-- begin Data lines --

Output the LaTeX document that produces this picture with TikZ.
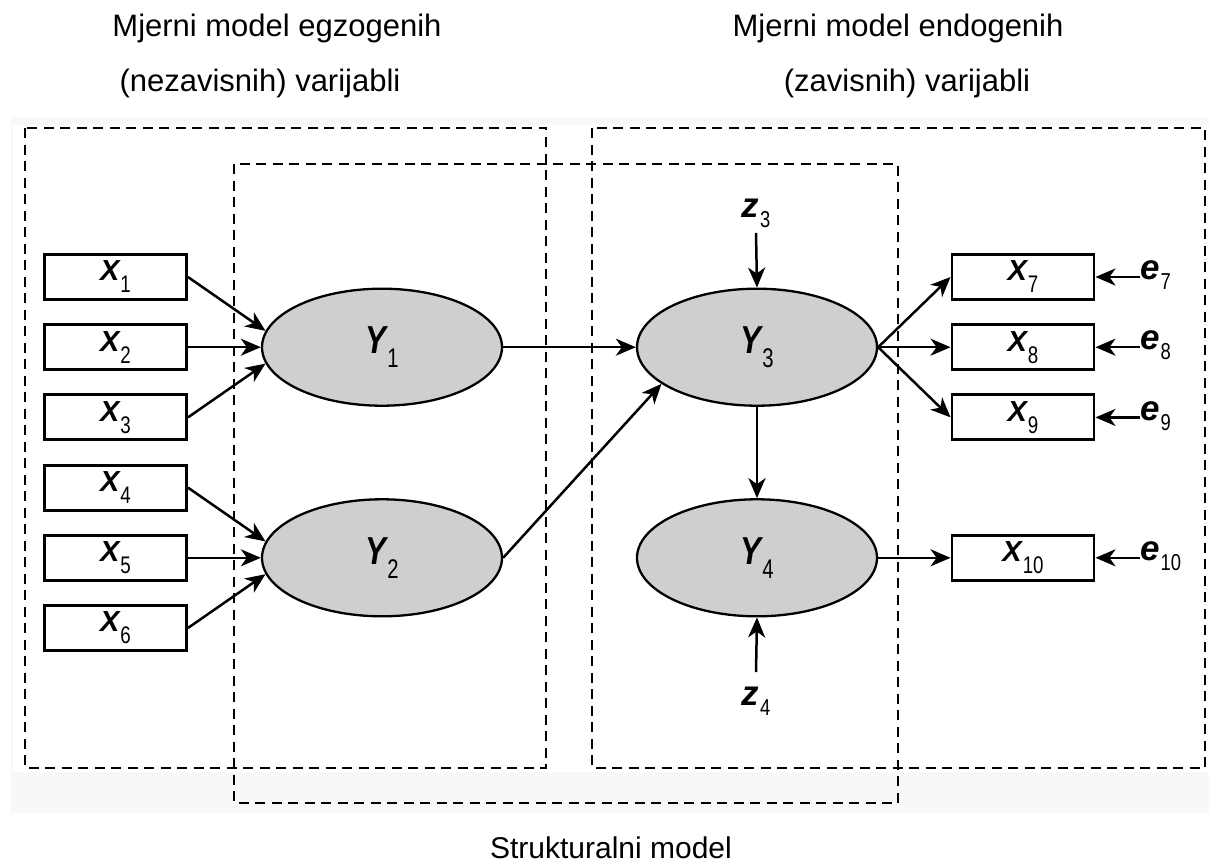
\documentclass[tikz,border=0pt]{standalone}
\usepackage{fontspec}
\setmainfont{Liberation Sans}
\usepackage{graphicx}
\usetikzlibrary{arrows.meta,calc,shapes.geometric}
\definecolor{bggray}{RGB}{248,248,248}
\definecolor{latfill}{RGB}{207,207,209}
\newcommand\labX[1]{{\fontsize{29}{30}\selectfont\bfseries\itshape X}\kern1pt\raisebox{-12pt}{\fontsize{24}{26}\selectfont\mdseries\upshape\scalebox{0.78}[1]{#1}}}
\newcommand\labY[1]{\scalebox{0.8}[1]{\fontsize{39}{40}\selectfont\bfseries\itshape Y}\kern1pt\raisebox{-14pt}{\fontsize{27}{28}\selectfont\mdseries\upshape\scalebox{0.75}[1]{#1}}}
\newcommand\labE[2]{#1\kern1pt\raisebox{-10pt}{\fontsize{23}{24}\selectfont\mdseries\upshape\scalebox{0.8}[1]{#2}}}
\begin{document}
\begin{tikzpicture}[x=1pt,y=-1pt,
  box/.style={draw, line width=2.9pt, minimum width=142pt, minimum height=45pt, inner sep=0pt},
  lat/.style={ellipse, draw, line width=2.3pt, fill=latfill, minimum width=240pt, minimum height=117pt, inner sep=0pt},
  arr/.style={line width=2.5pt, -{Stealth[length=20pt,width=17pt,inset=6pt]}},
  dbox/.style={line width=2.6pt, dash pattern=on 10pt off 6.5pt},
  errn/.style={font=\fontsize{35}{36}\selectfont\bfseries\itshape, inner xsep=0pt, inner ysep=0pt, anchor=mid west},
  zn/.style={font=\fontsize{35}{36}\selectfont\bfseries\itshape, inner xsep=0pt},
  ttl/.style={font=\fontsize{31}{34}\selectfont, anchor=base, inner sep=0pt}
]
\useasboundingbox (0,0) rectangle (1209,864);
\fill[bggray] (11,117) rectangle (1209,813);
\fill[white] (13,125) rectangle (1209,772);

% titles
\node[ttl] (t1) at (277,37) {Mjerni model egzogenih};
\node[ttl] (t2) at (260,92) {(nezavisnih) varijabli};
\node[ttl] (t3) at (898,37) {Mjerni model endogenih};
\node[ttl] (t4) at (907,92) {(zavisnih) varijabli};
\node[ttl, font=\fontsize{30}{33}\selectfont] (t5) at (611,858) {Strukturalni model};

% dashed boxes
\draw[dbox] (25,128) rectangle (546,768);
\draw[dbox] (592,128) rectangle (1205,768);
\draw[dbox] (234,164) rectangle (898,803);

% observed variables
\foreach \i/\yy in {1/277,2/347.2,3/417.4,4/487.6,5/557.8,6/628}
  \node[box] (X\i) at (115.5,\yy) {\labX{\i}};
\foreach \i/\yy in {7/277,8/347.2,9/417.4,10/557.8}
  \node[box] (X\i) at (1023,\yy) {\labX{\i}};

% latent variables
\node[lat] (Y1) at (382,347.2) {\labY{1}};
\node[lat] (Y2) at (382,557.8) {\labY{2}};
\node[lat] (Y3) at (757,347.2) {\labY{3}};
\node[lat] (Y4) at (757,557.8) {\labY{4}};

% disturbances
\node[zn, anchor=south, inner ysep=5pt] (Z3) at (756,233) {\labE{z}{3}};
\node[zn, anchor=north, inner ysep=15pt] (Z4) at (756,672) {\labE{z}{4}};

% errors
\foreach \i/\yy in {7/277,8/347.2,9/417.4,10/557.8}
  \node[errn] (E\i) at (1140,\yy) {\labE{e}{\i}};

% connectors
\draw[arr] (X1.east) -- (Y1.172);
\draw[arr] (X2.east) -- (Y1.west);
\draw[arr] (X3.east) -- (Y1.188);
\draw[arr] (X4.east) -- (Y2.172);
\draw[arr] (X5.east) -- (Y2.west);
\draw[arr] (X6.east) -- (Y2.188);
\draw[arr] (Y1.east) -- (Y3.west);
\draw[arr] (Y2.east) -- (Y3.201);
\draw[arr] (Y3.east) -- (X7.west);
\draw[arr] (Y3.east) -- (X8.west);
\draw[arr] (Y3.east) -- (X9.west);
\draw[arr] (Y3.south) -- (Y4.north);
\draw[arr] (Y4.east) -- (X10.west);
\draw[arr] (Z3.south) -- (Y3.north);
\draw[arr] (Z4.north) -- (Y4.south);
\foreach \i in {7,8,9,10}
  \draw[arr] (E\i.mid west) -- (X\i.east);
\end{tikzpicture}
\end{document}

-- end Data lines --

§ Written request
Quote, please, every line of the material above from its start through the line that has "(X\i) at (1023,\yy)", reproducing the words exactly and dropping any images.

§ Worked solution
Output the LaTeX document that produces this picture with TikZ.
\documentclass[tikz,border=0pt]{standalone}
\usepackage{fontspec}
\setmainfont{Liberation Sans}
\usepackage{graphicx}
\usetikzlibrary{arrows.meta,calc,shapes.geometric}
\definecolor{bggray}{RGB}{248,248,248}
\definecolor{latfill}{RGB}{207,207,209}
\newcommand\labX[1]{{\fontsize{29}{30}\selectfont\bfseries\itshape X}\kern1pt\raisebox{-12pt}{\fontsize{24}{26}\selectfont\mdseries\upshape\scalebox{0.78}[1]{#1}}}
\newcommand\labY[1]{\scalebox{0.8}[1]{\fontsize{39}{40}\selectfont\bfseries\itshape Y}\kern1pt\raisebox{-14pt}{\fontsize{27}{28}\selectfont\mdseries\upshape\scalebox{0.75}[1]{#1}}}
\newcommand\labE[2]{#1\kern1pt\raisebox{-10pt}{\fontsize{23}{24}\selectfont\mdseries\upshape\scalebox{0.8}[1]{#2}}}
\begin{document}
\begin{tikzpicture}[x=1pt,y=-1pt,
  box/.style={draw, line width=2.9pt, minimum width=142pt, minimum height=45pt, inner sep=0pt},
  lat/.style={ellipse, draw, line width=2.3pt, fill=latfill, minimum width=240pt, minimum height=117pt, inner sep=0pt},
  arr/.style={line width=2.5pt, -{Stealth[length=20pt,width=17pt,inset=6pt]}},
  dbox/.style={line width=2.6pt, dash pattern=on 10pt off 6.5pt},
  errn/.style={font=\fontsize{35}{36}\selectfont\bfseries\itshape, inner xsep=0pt, inner ysep=0pt, anchor=mid west},
  zn/.style={font=\fontsize{35}{36}\selectfont\bfseries\itshape, inner xsep=0pt},
  ttl/.style={font=\fontsize{31}{34}\selectfont, anchor=base, inner sep=0pt}
]
\useasboundingbox (0,0) rectangle (1209,864);
\fill[bggray] (11,117) rectangle (1209,813);
\fill[white] (13,125) rectangle (1209,772);

% titles
\node[ttl] (t1) at (277,37) {Mjerni model egzogenih};
\node[ttl] (t2) at (260,92) {(nezavisnih) varijabli};
\node[ttl] (t3) at (898,37) {Mjerni model endogenih};
\node[ttl] (t4) at (907,92) {(zavisnih) varijabli};
\node[ttl, font=\fontsize{30}{33}\selectfont] (t5) at (611,858) {Strukturalni model};

% dashed boxes
\draw[dbox] (25,128) rectangle (546,768);
\draw[dbox] (592,128) rectangle (1205,768);
\draw[dbox] (234,164) rectangle (898,803);

% observed variables
\foreach \i/\yy in {1/277,2/347.2,3/417.4,4/487.6,5/557.8,6/628}
  \node[box] (X\i) at (115.5,\yy) {\labX{\i}};
\foreach \i/\yy in {7/277,8/347.2,9/417.4,10/557.8}
  \node[box] (X\i) at (1023,\yy) {\labX{\i}};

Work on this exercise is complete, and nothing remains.